**Exercise aim**
Copy the records below word for word, from the first line through the line that contains "import * as", and leave out any pictures.

**Rows from a dataset of charts and code**
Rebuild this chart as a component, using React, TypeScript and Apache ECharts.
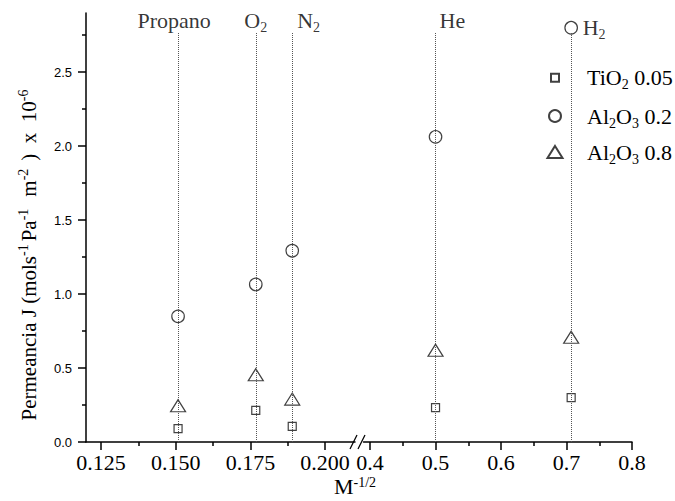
import React, { useEffect, useRef } from "react";
import * as echarts from "echarts";

// ---- data ----
const gasNames = ["Propano", "O2", "N2", "He", "H2"];
const gasLabels = ["{n|Propano}", "{n|O}{sub|2}", "{n|N}{sub|2}", "{n|He}", "{n|H}{sub|2}"];
const gasX = [0.1508, 0.1768, 0.189, 0.5, 0.7071];
const seriesNames = ["TiO2 0.05", "Al2O3 0.2", "Al2O3 0.8"];
const legendLabels = [
  "{g| }{n|TiO}{sub|2}{n| 0.05}",
  "{g| }{n|Al}{sub|2}{n|O}{sub|3}{n| 0.2}",
  "{g| }{n|Al}{sub|2}{n|O}{sub|3}{n| 0.8}",
];
const tio2_005 = [0.09, 0.214, 0.105, 0.232, 0.3];
const al2o3_02 = [0.849, 1.065, 1.293, 2.063, 2.8];
const al2o3_08 = [0.245, 0.455, 0.29, 0.62, 0.708];
const seriesValues = [tio2_005, al2o3_02, al2o3_08];
const leftTicks = [0.125, 0.15, 0.175, 0.2];
const leftMinorTicks = [0.1375, 0.1625, 0.1875];
const rightTicks = [0.4, 0.5, 0.6, 0.7, 0.8];
const rightMinorTicks = [0.45, 0.55, 0.65, 0.75];
const yTicks = [0, 0.5, 1.0, 1.5, 2.0, 2.5];
const yMinorTicks = [0.25, 0.75, 1.25, 1.75, 2.25, 2.75];
const leftRange = [0.12, 0.21];
const rightRange = [0.39, 0.8];
const yRange = [0, 2.9];
const guideTop = 2.77;
const breakX = 0.3;
// y title pieces: [style, text]
const yTitleParts: [string, string][] = [
  ["t", "Permeancia J (mols"],
  ["ts", "-1"],
  ["sp3", " "],
  ["t", "Pa"],
  ["ts", "-1"],
  ["sp12", " "],
  ["t", "m"],
  ["ts", "-2"],
  ["sp8", " "],
  ["t", ")  x  10"],
  ["ts", "-6"],
];

// ---- styles ----
const serif = "'Liberation Serif', 'Times New Roman', serif";
const sans = "'Liberation Sans', Arial, sans-serif";
const black = "#000";
const symbols = ["rect", "circle", "triangle"];
const symbolSizes: any[] = [8, 12.5, [15, 12]];
const legendIcon = [
  { w: 8, h: 8, cy: 80.7, g: 23 },
  { w: 12, h: 12, cy: 119, g: 21 },
  { w: 15, h: 12, cy: 155, g: 19.5 },
];
const labelPlace = [
  { pos: "top", align: "center", dx: -4 },
  { pos: "top", align: "center", dx: 0 },
  { pos: "top", align: "left", dx: 5 },
  { pos: "top", align: "left", dx: 4 },
  { pos: "right", align: "left", dx: 0 },
];

const rich: any = {
  n: { fontFamily: serif, fontSize: 22, color: black, lineHeight: 28 },
  sub: { fontFamily: serif, fontSize: 14, color: black, lineHeight: 10, verticalAlign: "bottom" },
  sup: { fontFamily: serif, fontSize: 14, color: black, lineHeight: 10, verticalAlign: "top" },
};
const titleRich: any = {
  t: { fontFamily: serif, fontSize: 21, color: black, lineHeight: 26 },
  ts: { fontFamily: serif, fontSize: 14, color: black, lineHeight: 9, verticalAlign: "top" },
};
[3, 8, 12].forEach((w) => {
  titleRich["sp" + w] = { width: w, fontSize: 2, lineHeight: 26 };
});
const mRich: any = {
  n: { fontFamily: serif, fontSize: 22, color: black, lineHeight: 22 },
  sup: { fontFamily: serif, fontSize: 14, color: black, lineHeight: 8, verticalAlign: "top" },
};

const axisLineStyle = { color: black, width: 1.5 };

function xAxes(gridIndex: number, range: number[], ticks: number[], minor: number[], digits: number) {
  return [
    {
      type: "value",
      gridIndex,
      position: "bottom",
      min: range[0],
      max: range[1],
      axisLine: { show: true, onZero: false, lineStyle: axisLineStyle },
      axisTick: { show: true, customValues: ticks, length: 8, lineStyle: axisLineStyle },
      axisLabel: {
        show: true,
        customValues: ticks,
        formatter: (v: number) => v.toFixed(digits),
        fontFamily: serif,
        fontSize: 22,
        color: black,
        margin: 9,
      },
      splitLine: { show: false },
    },
    {
      type: "value",
      gridIndex,
      position: "bottom",
      min: range[0],
      max: range[1],
      axisLine: { show: false, onZero: false },
      axisTick: { show: true, customValues: minor, length: 4, lineStyle: axisLineStyle },
      axisLabel: { show: false },
      splitLine: { show: false },
    },
  ];
}

function buildOption() {
  const leftIdx = gasX.map((x, i) => (x < breakX ? i : -1)).filter((i) => i >= 0);
  const rightIdx = gasX.map((x, i) => (x >= breakX ? i : -1)).filter((i) => i >= 0);
  const parts = [
    { idx: leftIdx, xAxisIndex: 0, yAxisIndex: 0 },
    { idx: rightIdx, xAxisIndex: 2, yAxisIndex: 2 },
  ];

  const series: any[] = [];
  seriesNames.forEach((name, s) => {
    parts.forEach((p) => {
      series.push({
        type: "scatter",
        name,
        xAxisIndex: p.xAxisIndex,
        yAxisIndex: p.yAxisIndex,
        symbol: symbols[s],
        symbolSize: symbolSizes[s],
        itemStyle: { color: "transparent", borderColor: "#111", borderWidth: 1.2 },
        data: p.idx.map((i) => [gasX[i], seriesValues[s][i]]),
        z: 3,
      });
    });
  });

  parts.forEach((p) => {
    series.push({
      type: "scatter",
      xAxisIndex: p.xAxisIndex,
      yAxisIndex: p.yAxisIndex,
      data: [],
      silent: true,
      markLine: {
        silent: true,
        symbol: ["none", "none"],
        label: { show: false },
        lineStyle: { color: "#555", type: "dotted", width: 1 },
        data: p.idx.map((i) => [{ coord: [gasX[i], 0] }, { coord: [gasX[i], guideTop] }]),
      },
    });
    series.push({
      type: "scatter",
      xAxisIndex: p.xAxisIndex,
      yAxisIndex: p.yAxisIndex,
      silent: true,
      symbolSize: 1,
      itemStyle: { color: "transparent" },
      z: 4,
      data: p.idx.map((i) => {
        const lp = labelPlace[i];
        const y = lp.pos === "right" ? al2o3_02[i] : guideTop;
        return {
          name: gasNames[i],
          value: [gasX[i], y],
          label: {
            show: true,
            position: lp.pos,
            align: lp.align,
            distance: lp.pos === "right" ? 11 : 0,
            offset: lp.pos === "right" ? [0, 0] : [lp.dx, 3],
            formatter: gasLabels[i],
            rich,
          },
        };
      }),
    });
  });

  const legend = seriesNames.map((name, i) => {
    const li = legendIcon[i];
    return {
      data: [name],
      orient: "vertical",
      left: 554 - li.w / 2,
      top: li.cy - 14,
      padding: 0,
      itemGap: 0,
      itemWidth: li.w,
      itemHeight: li.h,
      selectedMode: false,
      formatter: () => legendLabels[i],
      textStyle: { rich: { ...rich, g: { width: li.g, fontSize: 4, lineHeight: 28 } } },
    };
  });

  const yTitle = yTitleParts.map(([st, tx]) => `{${st}|${tx}}`).join("");

  return {
    animation: false,
    backgroundColor: "#fff",
    grid: [
      { left: 86, top: 13, width: 269, height: 429, containLabel: false, outerBoundsMode: "none" },
      { left: 363.5, top: 13, width: 268.5, height: 429, containLabel: false, outerBoundsMode: "none" },
    ],
    xAxis: [
      ...xAxes(0, leftRange, leftTicks, leftMinorTicks, 3),
      ...xAxes(1, rightRange, rightTicks, rightMinorTicks, 1),
    ],
    yAxis: [
      {
        type: "value",
        gridIndex: 0,
        position: "left",
        min: yRange[0],
        max: yRange[1],
        axisLine: { show: true, lineStyle: axisLineStyle },
        axisTick: { show: true, customValues: yTicks, length: 8, lineStyle: axisLineStyle },
        axisLabel: {
          show: true,
          customValues: yTicks,
          formatter: (v: number) => v.toFixed(1),
          fontFamily: sans,
          fontSize: 13,
          color: black,
          margin: 14,
        },
        splitLine: { show: false },
      },
      {
        type: "value",
        gridIndex: 0,
        position: "left",
        min: yRange[0],
        max: yRange[1],
        axisLine: { show: false },
        axisTick: { show: true, customValues: yMinorTicks, length: 4, lineStyle: axisLineStyle },
        axisLabel: { show: false },
        splitLine: { show: false },
      },
      { type: "value", gridIndex: 1, min: yRange[0], max: yRange[1], show: false },
    ],
    legend,
    series,
    graphic: [
      {
        type: "text",
        x: 29,
        y: 255,
        rotation: Math.PI / 2,
        style: {
          text: yTitle,
          rich: titleRich,
          align: "center",
          verticalAlign: "middle",
        },
      },
      {
        type: "text",
        x: 355,
        y: 486,
        style: {
          text: "{n|M}{sup|-1/2}",
          rich: mRich,
          align: "center",
          verticalAlign: "middle",
        },
      },
      {
        type: "line",
        shape: { x1: 350, y1: 449, x2: 357, y2: 435 },
        style: { stroke: black, lineWidth: 1.3 },
      },
      {
        type: "line",
        shape: { x1: 358, y1: 449, x2: 365, y2: 435 },
        style: { stroke: black, lineWidth: 1.3 },
      },
    ],
  };
}

export default function App() {
  const ref = useRef<HTMLDivElement>(null);
  useEffect(() => {
    const chart = echarts.init(ref.current!, undefined, { renderer: "svg" });
    chart.setOption(buildOption() as any);
    return () => chart.dispose();
  }, []);
  return (
    <div
      ref={ref}
      style={{ position: "fixed", left: 0, top: 0, width: 675, height: 501, background: "#fff" }}
    />
  );
}
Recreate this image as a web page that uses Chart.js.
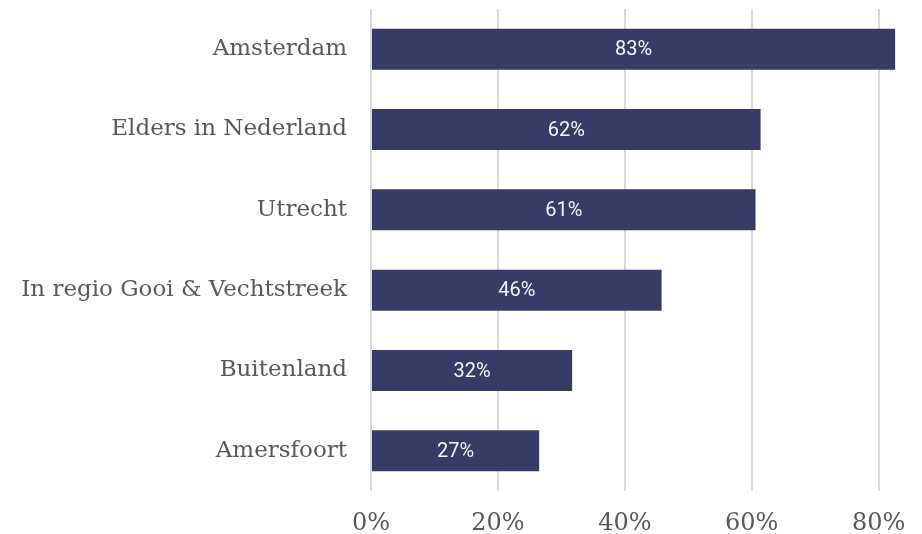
<!DOCTYPE html>
<html>
<head>
<meta charset="utf-8">
<script src="https://cdn.jsdelivr.net/npm/chart.js@4/dist/chart.umd.min.js"></script>
<style>
html,body{margin:0;padding:0;background:#fff;}
#wrap{width:922px;height:534px;}
</style>
</head>
<body>
<div id="wrap"><canvas id="c" width="922" height="534"></canvas></div>
<script>
const categories = ["Amsterdam", "Elders in Nederland", "Utrecht", "In regio Gooi & Vechtstreek", "Buitenland", "Amersfoort"];
const values = [82.6, 61.4, 60.6, 45.8, 31.7, 26.5];
const valueLabels = ["83%", "62%", "61%", "46%", "32%", "27%"];
const tickValues = [0, 20, 40, 60, 80];

const barLabels = {
  id: 'barLabels',
  afterDatasetsDraw(chart) {
    const ctx = chart.ctx;
    const meta = chart.getDatasetMeta(0);
    ctx.save();
    ctx.fillStyle = '#f4f4f8';
    ctx.font = '20px Roboto';
    ctx.textAlign = 'center';
    ctx.textBaseline = 'middle';
    meta.data.forEach((bar, i) => {
      const cx = (bar.x + bar.base) / 2;
      ctx.fillText(valueLabels[i], cx, bar.y + 1);
    });
    ctx.restore();
  }
};

new Chart(document.getElementById('c'), {
  type: 'bar',
  data: {
    labels: categories,
    datasets: [{
      data: values,
      backgroundColor: '#383b66',
      barPercentage: 0.51,
      categoryPercentage: 1.0
    }]
  },
  options: {
    indexAxis: 'y',
    responsive: false,
    animation: false,
    layout: { padding: { top: 9, right: 18, bottom: 0, left: 0 } },
    plugins: { legend: { display: false }, tooltip: { enabled: false } },
    scales: {
      x: {
        min: 0, max: 84,
        afterBuildTicks(scale) { scale.ticks = tickValues.map(v => ({ value: v })); },
        afterFit(scale) { scale.height = 43; scale.paddingLeft = 0; scale.paddingRight = 0; },
        border: { display: false },
        grid: { color: '#d9d9d9', lineWidth: 2, drawTicks: false },
        ticks: {
          padding: 18,
          color: '#595959',
          font: { family: 'DejaVu Serif', size: 24 },
          callback: v => v + '%'
        }
      },
      y: {
        afterFit(scale) { scale.width = 371; scale.paddingTop = 0; scale.paddingBottom = 0; },
        border: { display: false },
        grid: { display: false, drawTicks: false, tickLength: 0 },
        ticks: {
          padding: 24,
          color: '#595959',
          font: { family: 'DejaVu Serif', size: 23 }
        }
      }
    }
  },
  plugins: [barLabels]
});
</script>
</body>
</html>
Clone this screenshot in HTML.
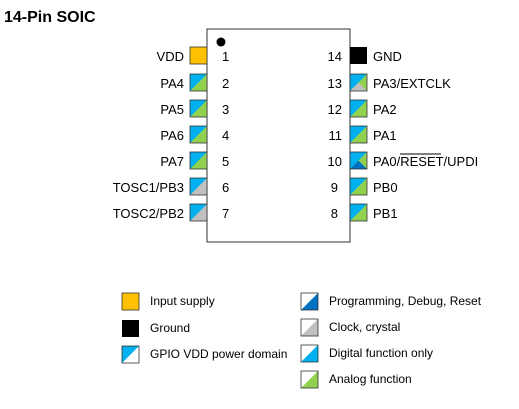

**Answer to this problem**
Rebuild this chart as a component, using React, TypeScript and Apache ECharts.
import React, { useEffect, useRef } from "react";
import * as echarts from "echarts";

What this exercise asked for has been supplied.